WHAT TO DO: Will you output all of the data below exactly, omitting the images?

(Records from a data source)
-- Begin --

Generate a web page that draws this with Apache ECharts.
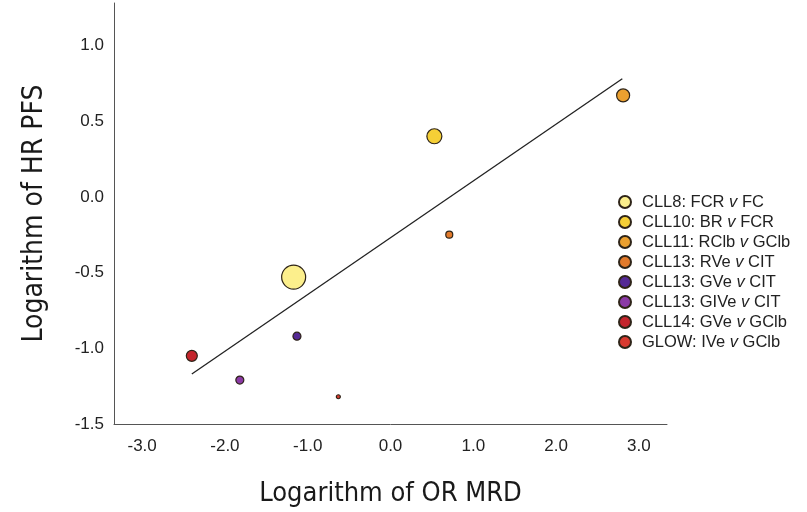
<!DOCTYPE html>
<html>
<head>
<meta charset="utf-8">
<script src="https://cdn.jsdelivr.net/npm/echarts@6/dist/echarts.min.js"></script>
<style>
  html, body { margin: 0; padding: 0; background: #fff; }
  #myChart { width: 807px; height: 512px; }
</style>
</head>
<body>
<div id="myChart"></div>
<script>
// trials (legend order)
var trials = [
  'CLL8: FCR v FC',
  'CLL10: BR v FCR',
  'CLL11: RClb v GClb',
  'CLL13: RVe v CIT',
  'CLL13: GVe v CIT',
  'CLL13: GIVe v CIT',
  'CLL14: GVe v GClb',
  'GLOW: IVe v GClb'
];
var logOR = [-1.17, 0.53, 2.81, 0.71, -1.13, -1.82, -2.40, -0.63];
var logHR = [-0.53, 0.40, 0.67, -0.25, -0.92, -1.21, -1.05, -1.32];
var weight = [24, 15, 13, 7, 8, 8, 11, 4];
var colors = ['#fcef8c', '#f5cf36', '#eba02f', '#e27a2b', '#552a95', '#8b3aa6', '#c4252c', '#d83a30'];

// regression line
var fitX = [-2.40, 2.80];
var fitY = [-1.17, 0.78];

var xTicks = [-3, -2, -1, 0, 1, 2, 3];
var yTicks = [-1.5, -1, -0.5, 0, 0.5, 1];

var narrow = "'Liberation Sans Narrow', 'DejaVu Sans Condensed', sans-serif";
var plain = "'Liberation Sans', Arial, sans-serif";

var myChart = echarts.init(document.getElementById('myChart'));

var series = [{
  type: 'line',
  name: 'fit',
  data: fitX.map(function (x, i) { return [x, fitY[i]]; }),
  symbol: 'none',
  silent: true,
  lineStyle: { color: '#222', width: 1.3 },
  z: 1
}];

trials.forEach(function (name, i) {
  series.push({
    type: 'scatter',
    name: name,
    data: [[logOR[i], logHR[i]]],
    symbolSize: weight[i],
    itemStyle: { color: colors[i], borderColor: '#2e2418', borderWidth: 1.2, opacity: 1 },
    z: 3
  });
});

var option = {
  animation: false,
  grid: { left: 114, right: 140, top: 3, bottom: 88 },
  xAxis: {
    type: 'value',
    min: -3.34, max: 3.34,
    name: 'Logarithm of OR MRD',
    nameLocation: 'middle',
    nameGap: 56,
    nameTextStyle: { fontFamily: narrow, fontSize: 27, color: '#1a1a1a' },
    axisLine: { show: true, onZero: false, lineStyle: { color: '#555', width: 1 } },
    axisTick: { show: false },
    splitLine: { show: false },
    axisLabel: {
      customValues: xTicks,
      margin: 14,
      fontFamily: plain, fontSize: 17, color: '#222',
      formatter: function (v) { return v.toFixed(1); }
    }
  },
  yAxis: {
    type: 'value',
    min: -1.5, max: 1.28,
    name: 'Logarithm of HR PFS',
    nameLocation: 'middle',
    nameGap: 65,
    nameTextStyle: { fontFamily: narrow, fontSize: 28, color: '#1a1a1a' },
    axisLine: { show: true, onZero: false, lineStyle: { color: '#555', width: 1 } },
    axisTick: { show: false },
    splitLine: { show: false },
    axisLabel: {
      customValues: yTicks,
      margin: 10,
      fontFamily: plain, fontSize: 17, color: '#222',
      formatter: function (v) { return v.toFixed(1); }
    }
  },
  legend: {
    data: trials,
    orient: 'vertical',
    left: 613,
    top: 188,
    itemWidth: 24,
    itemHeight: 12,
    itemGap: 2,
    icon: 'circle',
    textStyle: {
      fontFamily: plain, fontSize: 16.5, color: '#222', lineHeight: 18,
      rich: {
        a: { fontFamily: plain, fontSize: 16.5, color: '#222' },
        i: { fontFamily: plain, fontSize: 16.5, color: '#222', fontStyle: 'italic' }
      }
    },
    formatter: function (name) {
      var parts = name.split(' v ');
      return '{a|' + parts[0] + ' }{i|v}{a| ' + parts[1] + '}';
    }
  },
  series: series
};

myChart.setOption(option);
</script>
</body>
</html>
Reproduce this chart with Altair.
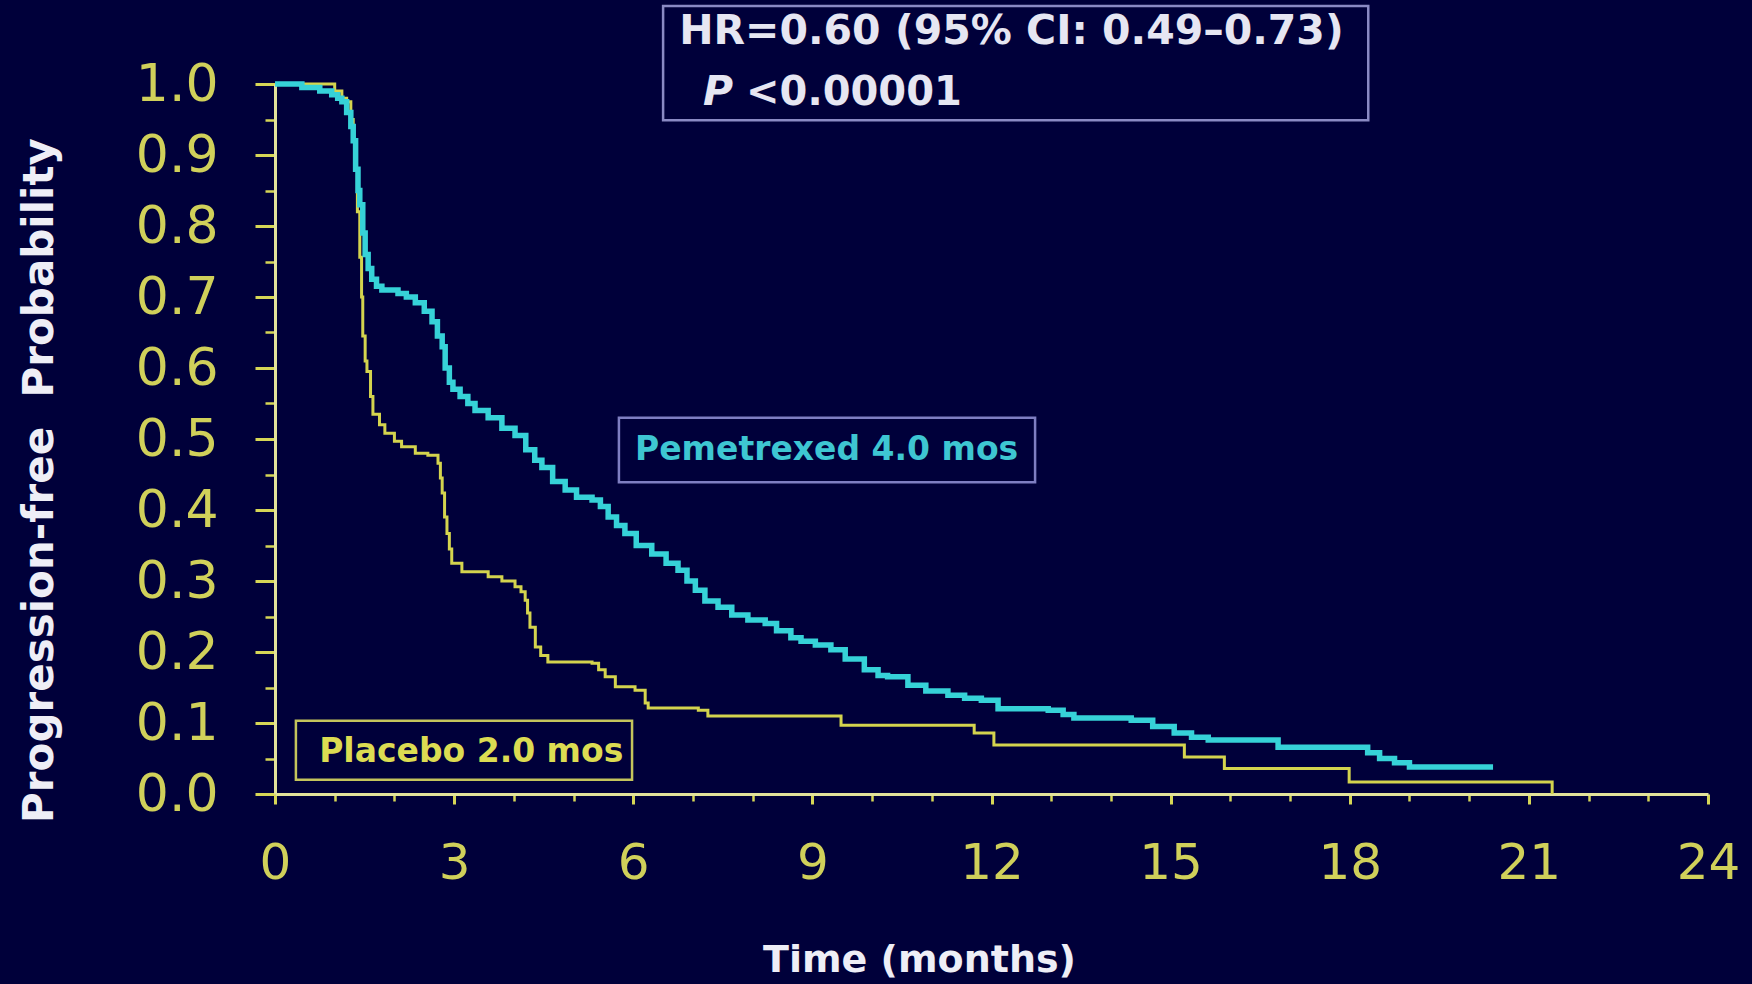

-- End --

THE OUTPUT:
Generate a web page that draws this with Apache ECharts.
<!DOCTYPE html>
<html>
<head>
<meta charset="utf-8">
<script src="https://cdn.jsdelivr.net/npm/echarts@6/dist/echarts.min.js"></script>
<style>
  html, body { margin: 0; padding: 0; background: #fff; }
  #myChart { width: 807px; height: 512px; }
</style>
</head>
<body>
<div id="myChart"></div>
<script>
// trials (legend order)
var trials = [
  'CLL8: FCR v FC',
  'CLL10: BR v FCR',
  'CLL11: RClb v GClb',
  'CLL13: RVe v CIT',
  'CLL13: GVe v CIT',
  'CLL13: GIVe v CIT',
  'CLL14: GVe v GClb',
  'GLOW: IVe v GClb'
];
var logOR = [-1.17, 0.53, 2.81, 0.71, -1.13, -1.82, -2.40, -0.63];
var logHR = [-0.53, 0.40, 0.67, -0.25, -0.92, -1.21, -1.05, -1.32];
var weight = [24, 15, 13, 7, 8, 8, 11, 4];
var colors = ['#fcef8c', '#f5cf36', '#eba02f', '#e27a2b', '#552a95', '#8b3aa6', '#c4252c', '#d83a30'];

// regression line
var fitX = [-2.40, 2.80];
var fitY = [-1.17, 0.78];

var xTicks = [-3, -2, -1, 0, 1, 2, 3];
var yTicks = [-1.5, -1, -0.5, 0, 0.5, 1];

var narrow = "'Liberation Sans Narrow', 'DejaVu Sans Condensed', sans-serif";
var plain = "'Liberation Sans', Arial, sans-serif";

var myChart = echarts.init(document.getElementById('myChart'));

var series = [{
  type: 'line',
  name: 'fit',
  data: fitX.map(function (x, i) { return [x, fitY[i]]; }),
  symbol: 'none',
  silent: true,
  lineStyle: { color: '#222', width: 1.3 },
  z: 1
}];

trials.forEach(function (name, i) {
  series.push({
    type: 'scatter',
    name: name,
    data: [[logOR[i], logHR[i]]],
    symbolSize: weight[i],
    itemStyle: { color: colors[i], borderColor: '#2e2418', borderWidth: 1.2, opacity: 1 },
    z: 3
  });
});

var option = {
  animation: false,
  grid: { left: 114, right: 140, top: 3, bottom: 88 },
  xAxis: {
    type: 'value',
    min: -3.34, max: 3.34,
    name: 'Logarithm of OR MRD',
    nameLocation: 'middle',
    nameGap: 56,
    nameTextStyle: { fontFamily: narrow, fontSize: 27, color: '#1a1a1a' },
    axisLine: { show: true, onZero: false, lineStyle: { color: '#555', width: 1 } },
    axisTick: { show: false },
    splitLine: { show: false },
    axisLabel: {
      customValues: xTicks,
      margin: 14,
      fontFamily: plain, fontSize: 17, color: '#222',
      formatter: function (v) { return v.toFixed(1); }
    }
  },
  yAxis: {
    type: 'value',
    min: -1.5, max: 1.28,
    name: 'Logarithm of HR PFS',
    nameLocation: 'middle',
    nameGap: 65,
    nameTextStyle: { fontFamily: narrow, fontSize: 28, color: '#1a1a1a' },
    axisLine: { show: true, onZero: false, lineStyle: { color: '#555', width: 1 } },
    axisTick: { show: false },
    splitLine: { show: false },
    axisLabel: {
      customValues: yTicks,
      margin: 10,
      fontFamily: plain, fontSize: 17, color: '#222',
      formatter: function (v) { return v.toFixed(1); }
    }
  },
  legend: {
    data: trials,
    orient: 'vertical',
    left: 613,
    top: 188,
    itemWidth: 24,
    itemHeight: 12,
    itemGap: 2,
    icon: 'circle',
    textStyle: {
      fontFamily: plain, fontSize: 16.5, color: '#222', lineHeight: 18,
      rich: {
        a: { fontFamily: plain, fontSize: 16.5, color: '#222' },
        i: { fontFamily: plain, fontSize: 16.5, color: '#222', fontStyle: 'italic' }
      }
    },
    formatter: function (name) {
      var parts = name.split(' v ');
      return '{a|' + parts[0] + ' }{i|v}{a| ' + parts[1] + '}';
    }
  },
  series: series
};

myChart.setOption(option);
</script>
</body>
</html>
Reproduce this chart with Altair.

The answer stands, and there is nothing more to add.